The voices of the women with whom Burton spoke are interspersed throughout the podcast’s production, gripping listeners with their accounts of pain, longing and hope. Their witnesses elucidate with stomach-churning clarity how so many patients would allow the doctor to continue such a painful procedure, especially one that is not strictly medically necessary. Lynn, a special education teacher who experienced eight retrievals at Yale without fentanyl, recalled, “You hear about I.V.F. and how tough of a process it is, mentally and physically. And I just thought, this is what I have to do… This is what women go through.”

Our cultural image of the mother as martyr rears its ugly head here, placing women in a position where they undergo excruciating pain for their potential children. There is a deeper failure here, however, in that pain management is not just administered for patients’ comfort but their safety. With a long needle in the pelvic cavity, sudden movements and spasms present a serious risk, one that the team at Yale should have addressed immediately. Instead, they continued, even discharging women expressing severe pain after their retrieval, a sign that something may have gone wrong.

To reduce these women’s experiences of I.V.F. to the baby at the end of it, as beloved as those babies are, ignores the reality of the women’s trauma and the fullness of their humanity.

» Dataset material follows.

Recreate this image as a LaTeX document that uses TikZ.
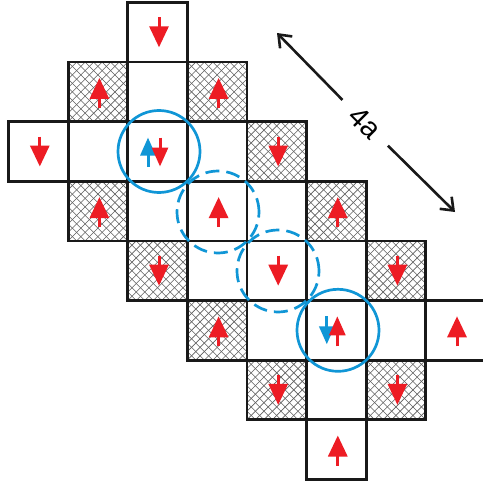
\documentclass[tikz,border=0pt]{standalone}
\usepackage{fontspec}
\setmainfont{Liberation Sans}
\usetikzlibrary{arrows.meta,calc}
\definecolor{spinred}{RGB}{237,28,36}
\definecolor{spinblue}{RGB}{16,150,214}
\definecolor{hatchgray}{RGB}{95,95,95}
\tikzset{
  cellbox/.style={draw=black!90, line width=2.8pt, minimum size=59.6pt, inner sep=0pt, outer sep=0pt, fill=white},
  hatched/.style={cellbox, path picture={
    \foreach \k in {-7,...,7}{
      \draw[hatchgray,line width=0.6pt] ([shift={(\k*8.514pt-32pt,-32pt)}]path picture bounding box.center) -- ++(64pt,64pt);
      \draw[hatchgray,line width=0.6pt] ([shift={(\k*8.514pt-32pt,32pt)}]path picture bounding box.center) -- ++(64pt,-64pt);
    }}},
  spinr/.style={draw=spinred, line width=3pt, -{Triangle[length=21pt,width=19pt]}},
  spinrs/.style={draw=spinred, line width=3pt, -{Triangle[length=19pt,width=16pt]}},
  spinb/.style={draw=spinblue, line width=3pt, -{Triangle[length=18pt,width=15pt]}},
  ring/.style={circle, draw=spinblue, line width=2.7pt, minimum size=82pt, inner sep=0pt},
  dashring/.style={ring, dash pattern=on 14pt off 7pt},
  dimarrow/.style={draw=black!90, line width=2.6pt, -{Straight Barb[length=11pt,width=17pt]}},
}
\begin{document}
\begin{tikzpicture}[x=1pt,y=-1pt]
\useasboundingbox (0,0) rectangle (482,484);
% cells
\foreach \c/\r/\t in {
  2/0/cellbox,
  1/1/hatched, 2/1/cellbox, 3/1/hatched,
  0/2/cellbox, 1/2/cellbox, 2/2/cellbox, 3/2/cellbox, 4/2/hatched,
  1/3/hatched, 2/3/cellbox, 3/3/cellbox, 4/3/cellbox, 5/3/hatched,
  2/4/hatched, 3/4/cellbox, 4/4/cellbox, 5/4/cellbox, 6/4/hatched,
  3/5/hatched, 4/5/cellbox, 5/5/cellbox, 6/5/cellbox, 7/5/cellbox,
  4/6/hatched, 5/6/cellbox, 6/6/hatched,
  5/7/cellbox}
  \node[\t] (c\c\r) at ({8.5+(\c+0.5)*59.6},{2.5+(\r+0.5)*59.6}) {};
% single spins
\foreach \n in {c20,c02,c42,c24,c44,c64,c46,c66}
  \draw[spinr] ($(\n)+(1.5,-15)$) -- ($(\n)+(1.5,15)$);
\foreach \n in {c11,c31,c13,c33,c53,c35,c75,c57}
  \draw[spinr] ($(\n)+(1.5,16)$) -- ($(\n)+(1.5,-14)$);
% doubly occupied sites
\draw[spinb] ($(c22)+(-9.5,15)$) -- ($(c22)+(-9.5,-14)$);
\draw[spinrs] ($(c22)+(2.5,-14)$) -- ($(c22)+(2.5,15)$);
\draw[spinb] ($(c55)+(-9.5,-14)$) -- ($(c55)+(-9.5,14)$);
\draw[spinrs] ($(c55)+(1,16)$) -- ($(c55)+(1,-14)$);
% rings
\node[ring] (ringA) at ($(c22)+(1.5,0)$) {};
\node[ring] (ringB) at ($(c55)+(1.7,0)$) {};
\node[dashring] (ringC) at ($(c33)+(0.9,0.9)$) {};
\node[dashring] (ringD) at ($(c44)+(1.3,0.3)$) {};
% 4a dimension
\coordinate (tipA) at (277,33);
\coordinate (tipB) at (455,212);
\node[font=\fontsize{29}{29}\selectfont, rotate=-45, minimum width=64pt, inner sep=0pt] (lbl) at (365,123) {4a};
\draw[dimarrow] (lbl) -- (tipA);
\draw[dimarrow] (lbl) -- (tipB);
\end{tikzpicture}
\end{document}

In the second half of the podcast, Burton moves to a case-study style assessment of institutional accountability at Yale by following a lawsuit brought by 70 patients against the clinic and conducting anonymous interviews with staff. Here, we learn that this is not just a story about Monticone. We learn that Yale, an institution with a then-$31.2 billion endowment, did not have a Pyxis, a medication dispensing machine that records each transaction. Nor did they provide propofol, a deeper sedative commonly used in egg retrievals. Instead, when met with increased reports of pain, Yale sent a doctor to speak to staffers about being more empathic during procedures, never investigating other reasons for these reports like the drug supply.

Burton’s experience at “This American Life” shines through in her compassionate tone and investigative skills, which place this story within the context of a medical culture that normalizes women’s pain. Women, and especially women of color, are more likely than their male counterparts to be dismissed for reports of pain in medical settings. Our broader culture denigrates the hysterical, childless woman and venerates the docile, self-sacrificial mother: “This is what women go through,” the series reminds us, again and again. At its core, “The Retrievals” is a story about women’s pain and the stories we tell about it.

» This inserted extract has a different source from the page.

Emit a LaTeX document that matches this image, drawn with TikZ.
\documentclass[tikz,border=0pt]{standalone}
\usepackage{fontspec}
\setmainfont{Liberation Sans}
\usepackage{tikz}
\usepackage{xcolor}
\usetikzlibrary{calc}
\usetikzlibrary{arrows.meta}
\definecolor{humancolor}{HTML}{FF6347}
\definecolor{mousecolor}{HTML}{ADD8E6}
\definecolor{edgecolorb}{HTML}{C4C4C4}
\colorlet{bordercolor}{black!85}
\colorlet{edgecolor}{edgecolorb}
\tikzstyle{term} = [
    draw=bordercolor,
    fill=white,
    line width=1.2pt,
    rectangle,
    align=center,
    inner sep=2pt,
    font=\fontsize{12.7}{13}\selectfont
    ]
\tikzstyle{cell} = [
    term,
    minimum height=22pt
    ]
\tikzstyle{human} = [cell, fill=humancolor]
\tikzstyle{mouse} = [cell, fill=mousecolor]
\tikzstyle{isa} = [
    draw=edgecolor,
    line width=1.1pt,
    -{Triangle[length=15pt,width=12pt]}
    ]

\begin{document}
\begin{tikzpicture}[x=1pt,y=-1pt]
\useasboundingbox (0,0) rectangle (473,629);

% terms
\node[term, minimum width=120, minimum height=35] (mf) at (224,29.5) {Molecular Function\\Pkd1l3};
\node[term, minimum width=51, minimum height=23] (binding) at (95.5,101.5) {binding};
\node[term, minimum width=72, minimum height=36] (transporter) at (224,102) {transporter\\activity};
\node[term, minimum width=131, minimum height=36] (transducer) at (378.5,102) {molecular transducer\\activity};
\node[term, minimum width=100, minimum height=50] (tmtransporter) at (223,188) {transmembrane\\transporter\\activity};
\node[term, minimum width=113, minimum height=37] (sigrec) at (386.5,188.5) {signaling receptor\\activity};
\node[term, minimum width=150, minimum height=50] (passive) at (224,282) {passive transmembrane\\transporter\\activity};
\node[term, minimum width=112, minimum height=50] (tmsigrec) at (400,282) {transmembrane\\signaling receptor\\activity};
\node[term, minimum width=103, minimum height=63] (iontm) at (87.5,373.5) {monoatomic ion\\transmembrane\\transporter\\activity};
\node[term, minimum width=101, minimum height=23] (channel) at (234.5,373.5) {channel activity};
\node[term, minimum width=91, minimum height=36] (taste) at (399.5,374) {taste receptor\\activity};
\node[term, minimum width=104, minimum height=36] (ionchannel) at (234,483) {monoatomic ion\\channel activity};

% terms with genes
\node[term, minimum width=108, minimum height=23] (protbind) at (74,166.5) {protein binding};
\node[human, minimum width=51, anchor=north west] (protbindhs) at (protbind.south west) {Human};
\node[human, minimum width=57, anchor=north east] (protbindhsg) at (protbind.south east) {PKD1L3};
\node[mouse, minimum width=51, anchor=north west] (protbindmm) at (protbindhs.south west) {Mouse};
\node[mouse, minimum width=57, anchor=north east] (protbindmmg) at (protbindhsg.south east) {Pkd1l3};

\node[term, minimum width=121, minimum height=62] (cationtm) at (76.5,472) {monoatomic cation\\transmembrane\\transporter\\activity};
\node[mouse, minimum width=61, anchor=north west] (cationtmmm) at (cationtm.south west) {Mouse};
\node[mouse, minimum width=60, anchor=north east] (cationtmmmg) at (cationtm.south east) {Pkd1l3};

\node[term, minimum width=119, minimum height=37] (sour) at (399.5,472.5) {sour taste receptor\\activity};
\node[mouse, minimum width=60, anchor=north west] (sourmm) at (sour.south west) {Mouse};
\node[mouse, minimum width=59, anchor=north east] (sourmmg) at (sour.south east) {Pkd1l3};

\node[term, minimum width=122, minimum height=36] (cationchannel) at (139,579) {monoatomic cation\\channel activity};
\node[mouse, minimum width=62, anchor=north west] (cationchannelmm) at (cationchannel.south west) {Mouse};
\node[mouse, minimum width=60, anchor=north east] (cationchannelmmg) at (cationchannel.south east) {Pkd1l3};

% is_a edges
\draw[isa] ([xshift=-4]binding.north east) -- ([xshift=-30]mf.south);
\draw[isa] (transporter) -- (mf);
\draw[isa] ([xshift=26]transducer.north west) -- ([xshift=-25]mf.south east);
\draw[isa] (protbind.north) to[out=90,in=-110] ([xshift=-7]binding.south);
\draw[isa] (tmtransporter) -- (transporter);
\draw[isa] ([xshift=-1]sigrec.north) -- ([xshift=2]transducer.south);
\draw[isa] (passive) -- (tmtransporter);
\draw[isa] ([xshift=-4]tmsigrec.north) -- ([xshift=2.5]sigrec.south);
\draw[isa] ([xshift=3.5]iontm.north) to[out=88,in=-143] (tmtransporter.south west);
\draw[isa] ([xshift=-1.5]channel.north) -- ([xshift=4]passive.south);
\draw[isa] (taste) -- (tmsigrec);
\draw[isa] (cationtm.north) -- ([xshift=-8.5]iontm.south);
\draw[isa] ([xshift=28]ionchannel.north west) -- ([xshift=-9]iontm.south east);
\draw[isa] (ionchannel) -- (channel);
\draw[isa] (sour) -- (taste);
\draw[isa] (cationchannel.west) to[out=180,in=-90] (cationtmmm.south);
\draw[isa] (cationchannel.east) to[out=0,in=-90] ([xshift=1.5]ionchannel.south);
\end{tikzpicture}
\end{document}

“The Retrievals” speaks to the tendency to reduce medical science to a kind of scientific problem-solving, rather than the profoundly human endeavor that it is. Burton reminds listeners that I.V.F. outcomes are measured in live births—an essential part of the picture—but insufficient in capturing these women’s suffering and the breach of trust. Of the 12 women Burton spoke to for the podcast, nine ended up having children.

But to reduce these women’s experiences of I.V.F. to the baby at the end of it, as beloved as those babies are, ignores the reality of the women’s trauma and the fullness of their humanity. Camise, a former Yale patient, told Burton, “To trust people with something as priceless as your child or whatever it is you’re doing to bring a child into this world and to lose that trust, it’s not something you ever get over.” Yale said that the incident had no impact on their outcome of care. Burton, and the women’s testimonies elegantly woven throughout the narrative, insist that the process cannot be extricated from the outcomes. Their pain mattered—and it still does.